[Do this]
Without including the pictures, copy out every line below.

[Data provided]
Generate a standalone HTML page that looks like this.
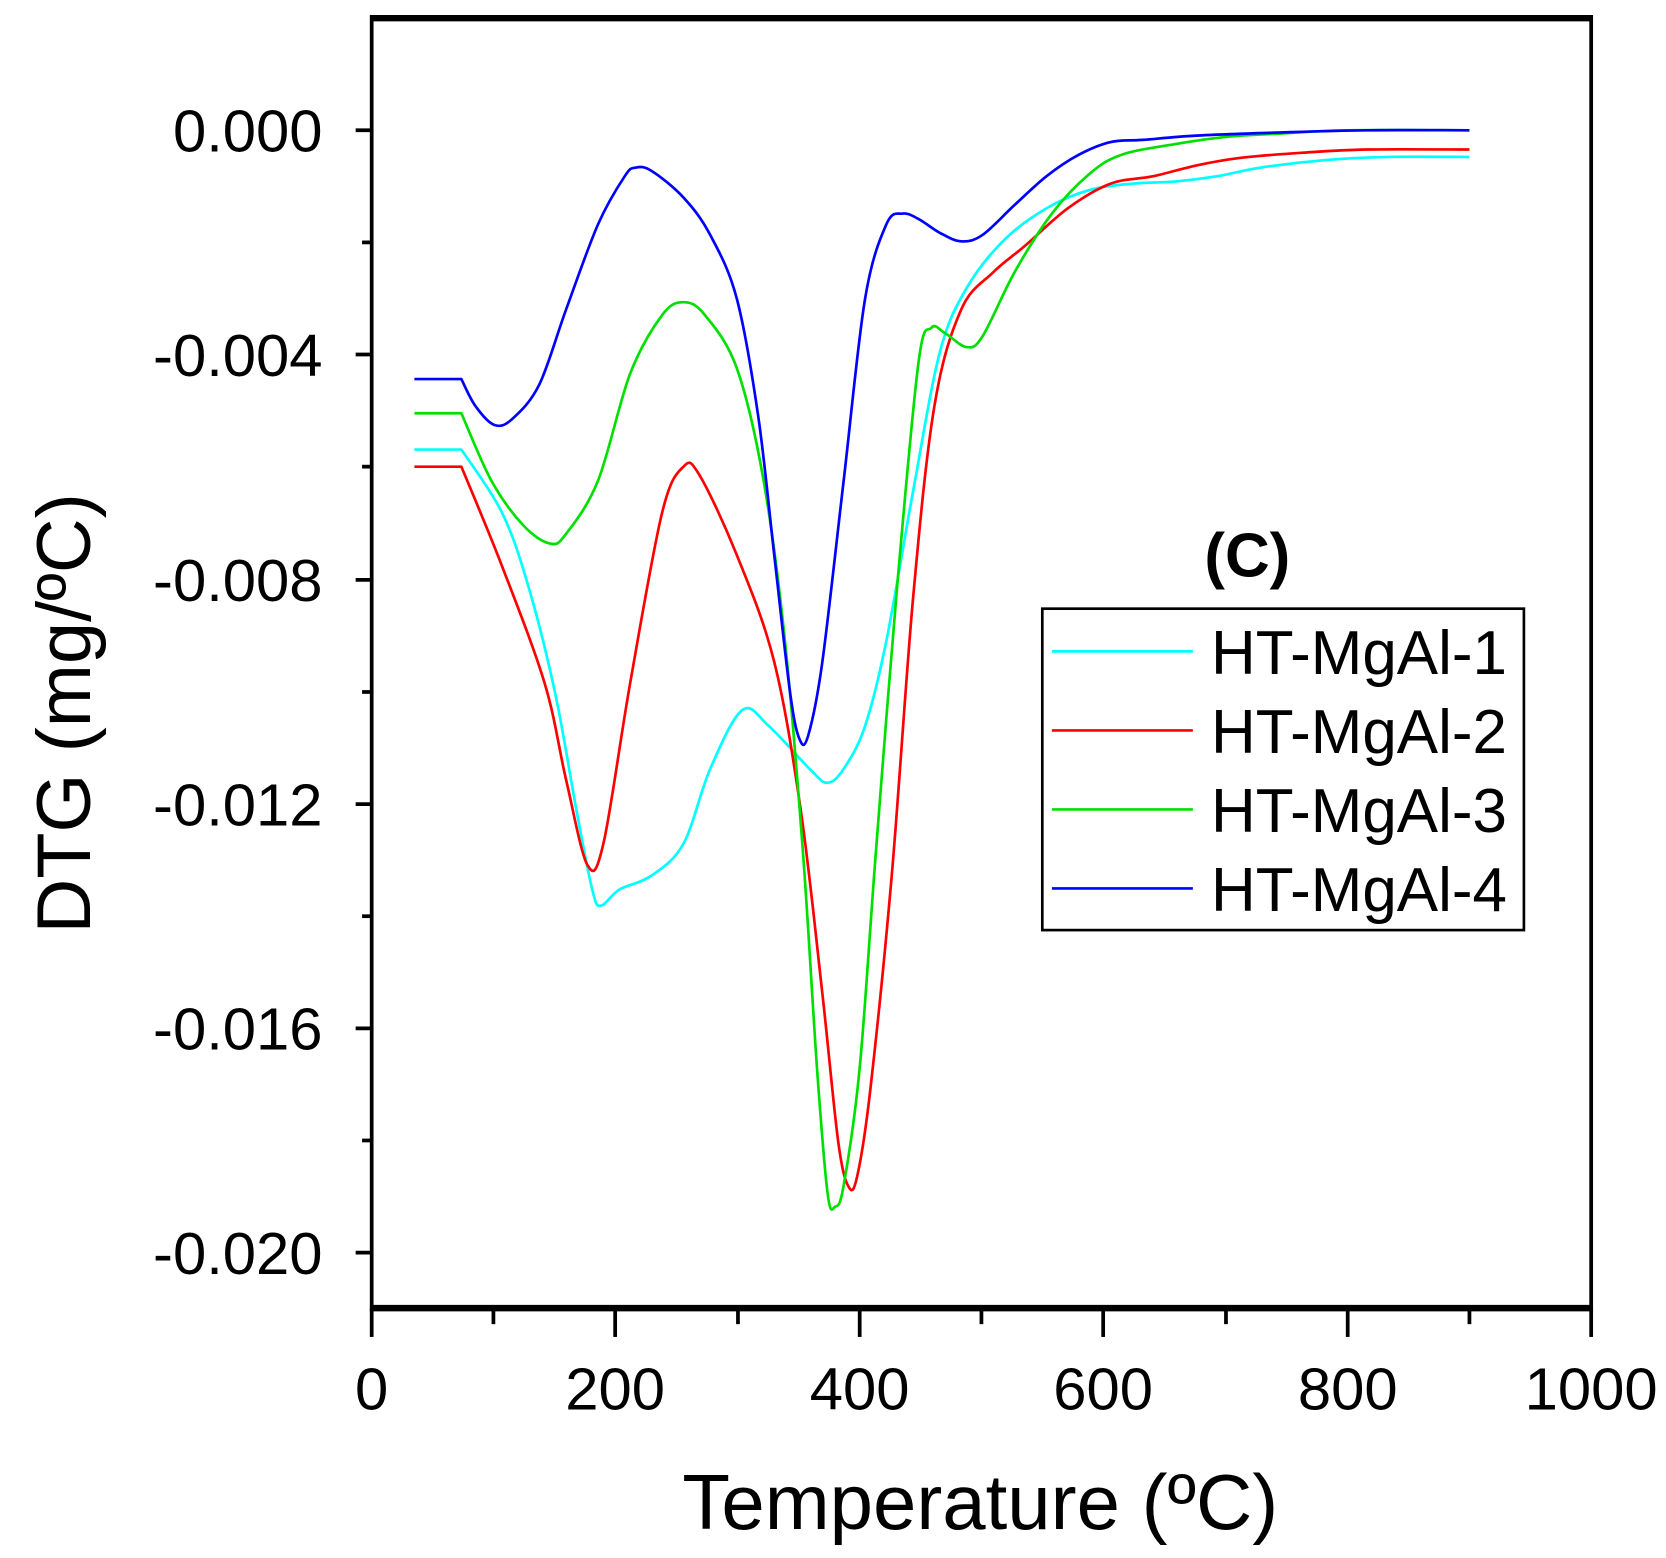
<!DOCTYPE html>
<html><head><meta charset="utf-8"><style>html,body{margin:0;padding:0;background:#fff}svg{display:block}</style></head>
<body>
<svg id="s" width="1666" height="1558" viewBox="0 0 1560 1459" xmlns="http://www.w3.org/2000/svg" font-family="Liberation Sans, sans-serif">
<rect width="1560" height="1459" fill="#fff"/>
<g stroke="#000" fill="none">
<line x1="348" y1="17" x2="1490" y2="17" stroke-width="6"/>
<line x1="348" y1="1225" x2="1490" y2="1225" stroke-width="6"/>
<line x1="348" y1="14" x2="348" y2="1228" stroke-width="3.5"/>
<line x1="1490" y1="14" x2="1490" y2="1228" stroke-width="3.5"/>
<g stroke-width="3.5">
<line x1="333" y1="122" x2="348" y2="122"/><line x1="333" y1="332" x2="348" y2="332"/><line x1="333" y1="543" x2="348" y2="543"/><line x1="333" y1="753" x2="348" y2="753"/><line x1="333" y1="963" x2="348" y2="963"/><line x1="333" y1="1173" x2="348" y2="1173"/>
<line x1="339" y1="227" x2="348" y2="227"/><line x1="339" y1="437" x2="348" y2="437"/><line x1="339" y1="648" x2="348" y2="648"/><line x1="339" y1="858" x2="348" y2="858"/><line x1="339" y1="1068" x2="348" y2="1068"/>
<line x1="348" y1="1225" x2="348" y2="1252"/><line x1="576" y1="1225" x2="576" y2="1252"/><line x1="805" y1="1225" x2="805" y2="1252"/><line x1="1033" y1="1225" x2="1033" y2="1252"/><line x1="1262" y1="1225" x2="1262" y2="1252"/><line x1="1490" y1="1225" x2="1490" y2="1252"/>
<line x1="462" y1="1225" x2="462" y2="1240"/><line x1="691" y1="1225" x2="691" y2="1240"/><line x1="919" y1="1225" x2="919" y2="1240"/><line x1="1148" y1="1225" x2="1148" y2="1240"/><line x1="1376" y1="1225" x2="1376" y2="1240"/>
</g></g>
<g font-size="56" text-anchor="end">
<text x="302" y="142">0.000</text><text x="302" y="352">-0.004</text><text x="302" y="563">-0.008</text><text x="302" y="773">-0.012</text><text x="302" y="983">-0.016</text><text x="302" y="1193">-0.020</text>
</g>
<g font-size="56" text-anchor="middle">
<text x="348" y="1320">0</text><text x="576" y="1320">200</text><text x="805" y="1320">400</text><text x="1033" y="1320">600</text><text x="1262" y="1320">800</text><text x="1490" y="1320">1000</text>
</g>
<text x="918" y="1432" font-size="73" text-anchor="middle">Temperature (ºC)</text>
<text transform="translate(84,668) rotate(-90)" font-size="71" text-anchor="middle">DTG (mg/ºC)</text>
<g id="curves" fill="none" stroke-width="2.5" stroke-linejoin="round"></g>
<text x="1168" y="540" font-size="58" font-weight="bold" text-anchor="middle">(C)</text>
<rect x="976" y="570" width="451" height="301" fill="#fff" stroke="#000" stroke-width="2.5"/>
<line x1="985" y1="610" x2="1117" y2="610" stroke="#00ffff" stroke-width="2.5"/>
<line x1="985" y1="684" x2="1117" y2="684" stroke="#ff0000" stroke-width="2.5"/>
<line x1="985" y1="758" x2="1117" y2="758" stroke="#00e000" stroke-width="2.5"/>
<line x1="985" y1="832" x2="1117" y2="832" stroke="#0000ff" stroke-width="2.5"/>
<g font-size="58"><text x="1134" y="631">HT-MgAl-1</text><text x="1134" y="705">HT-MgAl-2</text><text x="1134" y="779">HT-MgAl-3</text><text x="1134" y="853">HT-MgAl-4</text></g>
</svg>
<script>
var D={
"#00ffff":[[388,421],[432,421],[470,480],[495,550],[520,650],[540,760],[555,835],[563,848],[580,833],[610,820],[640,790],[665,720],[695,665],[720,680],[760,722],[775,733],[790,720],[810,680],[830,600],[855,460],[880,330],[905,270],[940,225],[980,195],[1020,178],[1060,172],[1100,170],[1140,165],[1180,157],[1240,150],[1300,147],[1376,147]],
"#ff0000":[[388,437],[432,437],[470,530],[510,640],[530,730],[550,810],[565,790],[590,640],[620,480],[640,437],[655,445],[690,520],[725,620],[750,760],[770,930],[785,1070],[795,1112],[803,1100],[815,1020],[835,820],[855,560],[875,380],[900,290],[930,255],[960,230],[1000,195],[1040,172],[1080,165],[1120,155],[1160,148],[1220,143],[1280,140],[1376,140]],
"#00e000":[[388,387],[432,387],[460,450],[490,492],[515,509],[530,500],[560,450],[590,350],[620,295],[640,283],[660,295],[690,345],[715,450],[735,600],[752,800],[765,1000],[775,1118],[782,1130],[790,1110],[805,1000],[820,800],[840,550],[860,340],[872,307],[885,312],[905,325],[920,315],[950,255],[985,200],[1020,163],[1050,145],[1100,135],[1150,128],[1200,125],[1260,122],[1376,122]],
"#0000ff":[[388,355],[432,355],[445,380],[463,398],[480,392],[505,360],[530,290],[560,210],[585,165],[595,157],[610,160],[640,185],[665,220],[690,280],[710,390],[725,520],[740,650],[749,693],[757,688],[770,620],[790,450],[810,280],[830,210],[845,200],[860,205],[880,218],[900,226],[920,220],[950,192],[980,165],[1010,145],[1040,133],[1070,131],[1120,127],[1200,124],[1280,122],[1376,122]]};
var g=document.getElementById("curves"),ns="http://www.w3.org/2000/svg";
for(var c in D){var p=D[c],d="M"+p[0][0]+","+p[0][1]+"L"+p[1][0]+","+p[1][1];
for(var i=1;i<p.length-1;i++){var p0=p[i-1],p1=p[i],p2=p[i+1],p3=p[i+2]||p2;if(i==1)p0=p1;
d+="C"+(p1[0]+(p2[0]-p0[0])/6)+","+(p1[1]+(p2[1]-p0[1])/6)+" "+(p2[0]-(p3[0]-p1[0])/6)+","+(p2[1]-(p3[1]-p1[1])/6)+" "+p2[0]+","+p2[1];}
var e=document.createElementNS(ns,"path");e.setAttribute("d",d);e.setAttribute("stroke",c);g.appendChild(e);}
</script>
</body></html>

[Response]
Generate a standalone HTML page that looks like this.
<!DOCTYPE html>
<html><head><meta charset="utf-8"><style>html,body{margin:0;padding:0;background:#fff}svg{display:block}</style></head>
<body>
<svg id="s" width="1666" height="1558" viewBox="0 0 1560 1459" xmlns="http://www.w3.org/2000/svg" font-family="Liberation Sans, sans-serif">
<rect width="1560" height="1459" fill="#fff"/>
<g stroke="#000" fill="none">
<line x1="348" y1="17" x2="1490" y2="17" stroke-width="6"/>
<line x1="348" y1="1225" x2="1490" y2="1225" stroke-width="6"/>
<line x1="348" y1="14" x2="348" y2="1228" stroke-width="3.5"/>
<line x1="1490" y1="14" x2="1490" y2="1228" stroke-width="3.5"/>
<g stroke-width="3.5">
<line x1="333" y1="122" x2="348" y2="122"/><line x1="333" y1="332" x2="348" y2="332"/><line x1="333" y1="543" x2="348" y2="543"/><line x1="333" y1="753" x2="348" y2="753"/><line x1="333" y1="963" x2="348" y2="963"/><line x1="333" y1="1173" x2="348" y2="1173"/>
<line x1="339" y1="227" x2="348" y2="227"/><line x1="339" y1="437" x2="348" y2="437"/><line x1="339" y1="648" x2="348" y2="648"/><line x1="339" y1="858" x2="348" y2="858"/><line x1="339" y1="1068" x2="348" y2="1068"/>
<line x1="348" y1="1225" x2="348" y2="1252"/><line x1="576" y1="1225" x2="576" y2="1252"/><line x1="805" y1="1225" x2="805" y2="1252"/><line x1="1033" y1="1225" x2="1033" y2="1252"/><line x1="1262" y1="1225" x2="1262" y2="1252"/><line x1="1490" y1="1225" x2="1490" y2="1252"/>
<line x1="462" y1="1225" x2="462" y2="1240"/><line x1="691" y1="1225" x2="691" y2="1240"/><line x1="919" y1="1225" x2="919" y2="1240"/><line x1="1148" y1="1225" x2="1148" y2="1240"/><line x1="1376" y1="1225" x2="1376" y2="1240"/>
</g></g>
<g font-size="56" text-anchor="end">
<text x="302" y="142">0.000</text><text x="302" y="352">-0.004</text><text x="302" y="563">-0.008</text><text x="302" y="773">-0.012</text><text x="302" y="983">-0.016</text><text x="302" y="1193">-0.020</text>
</g>
<g font-size="56" text-anchor="middle">
<text x="348" y="1320">0</text><text x="576" y="1320">200</text><text x="805" y="1320">400</text><text x="1033" y="1320">600</text><text x="1262" y="1320">800</text><text x="1490" y="1320">1000</text>
</g>
<text x="918" y="1432" font-size="73" text-anchor="middle">Temperature (ºC)</text>
<text transform="translate(84,668) rotate(-90)" font-size="71" text-anchor="middle">DTG (mg/ºC)</text>
<g id="curves" fill="none" stroke-width="2.5" stroke-linejoin="round"></g>
<text x="1168" y="540" font-size="58" font-weight="bold" text-anchor="middle">(C)</text>
<rect x="976" y="570" width="451" height="301" fill="#fff" stroke="#000" stroke-width="2.5"/>
<line x1="985" y1="610" x2="1117" y2="610" stroke="#00ffff" stroke-width="2.5"/>
<line x1="985" y1="684" x2="1117" y2="684" stroke="#ff0000" stroke-width="2.5"/>
<line x1="985" y1="758" x2="1117" y2="758" stroke="#00e000" stroke-width="2.5"/>
<line x1="985" y1="832" x2="1117" y2="832" stroke="#0000ff" stroke-width="2.5"/>
<g font-size="58"><text x="1134" y="631">HT-MgAl-1</text><text x="1134" y="705">HT-MgAl-2</text><text x="1134" y="779">HT-MgAl-3</text><text x="1134" y="853">HT-MgAl-4</text></g>
</svg>
<script>
var D={
"#00ffff":[[388,421],[432,421],[470,480],[495,550],[520,650],[540,760],[555,835],[563,848],[580,833],[610,820],[640,790],[665,720],[695,665],[720,680],[760,722],[775,733],[790,720],[810,680],[830,600],[855,460],[880,330],[905,270],[940,225],[980,195],[1020,178],[1060,172],[1100,170],[1140,165],[1180,157],[1240,150],[1300,147],[1376,147]],
"#ff0000":[[388,437],[432,437],[470,530],[510,640],[530,730],[550,810],[565,790],[590,640],[620,480],[640,437],[655,445],[690,520],[725,620],[750,760],[770,930],[785,1070],[795,1112],[803,1100],[815,1020],[835,820],[855,560],[875,380],[900,290],[930,255],[960,230],[1000,195],[1040,172],[1080,165],[1120,155],[1160,148],[1220,143],[1280,140],[1376,140]],
"#00e000":[[388,387],[432,387],[460,450],[490,492],[515,509],[530,500],[560,450],[590,350],[620,295],[640,283],[660,295],[690,345],[715,450],[735,600],[752,800],[765,1000],[775,1118],[782,1130],[790,1110],[805,1000],[820,800],[840,550],[860,340],[872,307],[885,312],[905,325],[920,315],[950,255],[985,200],[1020,163],[1050,145],[1100,135],[1150,128],[1200,125],[1260,122],[1376,122]],
"#0000ff":[[388,355],[432,355],[445,380],[463,398],[480,392],[505,360],[530,290],[560,210],[585,165],[595,157],[610,160],[640,185],[665,220],[690,280],[710,390],[725,520],[740,650],[749,693],[757,688],[770,620],[790,450],[810,280],[830,210],[845,200],[860,205],[880,218],[900,226],[920,220],[950,192],[980,165],[1010,145],[1040,133],[1070,131],[1120,127],[1200,124],[1280,122],[1376,122]]};
var g=document.getElementById("curves"),ns="http://www.w3.org/2000/svg";
for(var c in D){var p=D[c],d="M"+p[0][0]+","+p[0][1]+"L"+p[1][0]+","+p[1][1];
for(var i=1;i<p.length-1;i++){var p0=p[i-1],p1=p[i],p2=p[i+1],p3=p[i+2]||p2;if(i==1)p0=p1;
d+="C"+(p1[0]+(p2[0]-p0[0])/6)+","+(p1[1]+(p2[1]-p0[1])/6)+" "+(p2[0]-(p3[0]-p1[0])/6)+","+(p2[1]-(p3[1]-p1[1])/6)+" "+p2[0]+","+p2[1];}
var e=document.createElementNS(ns,"path");e.setAttribute("d",d);e.setAttribute("stroke",c);g.appendChild(e);}
</script>
</body></html>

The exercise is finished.